My big brother taught me to drive back in ’58. No, that is not right. What he did was teach me how to wreck. You see he was home on leave from the Air Force and he was teaching me to drive the old man’s 1950 Dodge. As I recall it had a new kind of transmission, Fluid Drive, which kicked in about a good 30 seconds after you tromped the gas. We were on Poplar Springs road, in that big hair pen curve. Back in those days it was known as the Church curve because there was a big Baptist church there and everyone liked to talk about how fast they could make the Church curve. Well, Big Brother was teaching me to “glide-in and power-out”. It was all in the technique, he said, as he “glided-in” and then we were upside down and wrapped around a tree.

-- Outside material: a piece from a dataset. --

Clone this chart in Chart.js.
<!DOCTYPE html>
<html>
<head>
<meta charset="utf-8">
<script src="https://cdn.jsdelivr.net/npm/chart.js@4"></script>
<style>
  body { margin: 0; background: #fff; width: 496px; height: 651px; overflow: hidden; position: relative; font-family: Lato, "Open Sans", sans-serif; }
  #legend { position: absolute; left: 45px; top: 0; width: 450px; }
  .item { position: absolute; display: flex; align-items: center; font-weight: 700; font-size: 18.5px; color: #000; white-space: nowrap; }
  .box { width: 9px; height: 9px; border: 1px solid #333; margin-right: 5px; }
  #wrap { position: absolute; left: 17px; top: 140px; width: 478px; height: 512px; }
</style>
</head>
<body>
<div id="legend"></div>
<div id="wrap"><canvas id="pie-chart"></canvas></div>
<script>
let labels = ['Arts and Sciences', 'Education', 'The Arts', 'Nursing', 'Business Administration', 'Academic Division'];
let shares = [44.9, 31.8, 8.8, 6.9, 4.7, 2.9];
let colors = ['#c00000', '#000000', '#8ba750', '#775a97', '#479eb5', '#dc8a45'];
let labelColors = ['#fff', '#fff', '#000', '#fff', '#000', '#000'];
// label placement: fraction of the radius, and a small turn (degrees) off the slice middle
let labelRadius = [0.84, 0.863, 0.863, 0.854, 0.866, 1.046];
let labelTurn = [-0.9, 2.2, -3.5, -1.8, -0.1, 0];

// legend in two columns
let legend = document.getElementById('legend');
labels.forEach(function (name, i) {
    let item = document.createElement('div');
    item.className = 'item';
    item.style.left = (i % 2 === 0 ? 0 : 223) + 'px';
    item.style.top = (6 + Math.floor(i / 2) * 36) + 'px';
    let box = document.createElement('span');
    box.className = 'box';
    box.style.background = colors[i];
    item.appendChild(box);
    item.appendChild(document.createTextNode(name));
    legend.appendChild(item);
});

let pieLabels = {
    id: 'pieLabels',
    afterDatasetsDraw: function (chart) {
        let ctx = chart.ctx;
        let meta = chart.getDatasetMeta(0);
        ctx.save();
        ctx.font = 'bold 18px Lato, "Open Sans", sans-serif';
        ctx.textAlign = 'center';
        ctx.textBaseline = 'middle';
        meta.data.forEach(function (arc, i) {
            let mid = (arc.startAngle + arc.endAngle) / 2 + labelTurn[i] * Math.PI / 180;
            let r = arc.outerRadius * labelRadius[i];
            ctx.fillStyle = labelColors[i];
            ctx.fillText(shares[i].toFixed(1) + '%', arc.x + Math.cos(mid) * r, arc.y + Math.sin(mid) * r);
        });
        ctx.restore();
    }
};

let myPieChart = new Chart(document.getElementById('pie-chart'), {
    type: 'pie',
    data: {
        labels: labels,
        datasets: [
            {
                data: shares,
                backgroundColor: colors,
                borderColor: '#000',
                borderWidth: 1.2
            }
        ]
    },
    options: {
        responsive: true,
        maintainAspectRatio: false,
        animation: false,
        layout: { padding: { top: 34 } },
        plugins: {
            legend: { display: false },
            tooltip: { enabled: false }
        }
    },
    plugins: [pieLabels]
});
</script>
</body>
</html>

He taught me well. I learned. And I never did that!

Tuesday, January 2, 2007

I Wonder How They Know

How do they know? When we moved in to our new home, the end of December 2005, one of the pleasures was to look out the window, at almost any time of the day, and see deer. They just sauntered through the yard as if they own the place. They also seem to like our nicer plants. But that was alright with me. I enjoy watching them better then I enjoy the plants. Then just before Thanksgiving they disappeared. I would still see a track now and then but I never saw them. They slipped through the yard in the still of the night. I then discovered that deer hunting season open around Thanksgiving week and ran through 31 December.

Amazingly, this afternoon, 2 Jan 2007, two days after the end of the hunting season, at 4:45 p.m., five deer walk out of the woods behind our house and proceed to have a feast on the new $500 yellowtail grass I planted in the fall.

That’s okay with me. The deer are back.

Monday, January 1, 2007

Gooooood Morningggggg!


Happy New Year - 2007

What a great time to start a new life. I decided to make a couple of Resolutions I can keep. 1- Gain 30 pounds before the 4th of July. 2- Do less work. Well that should do it. I have made resolutions for years and never kept a one. This year will be much different. I think I can handle these without any trouble.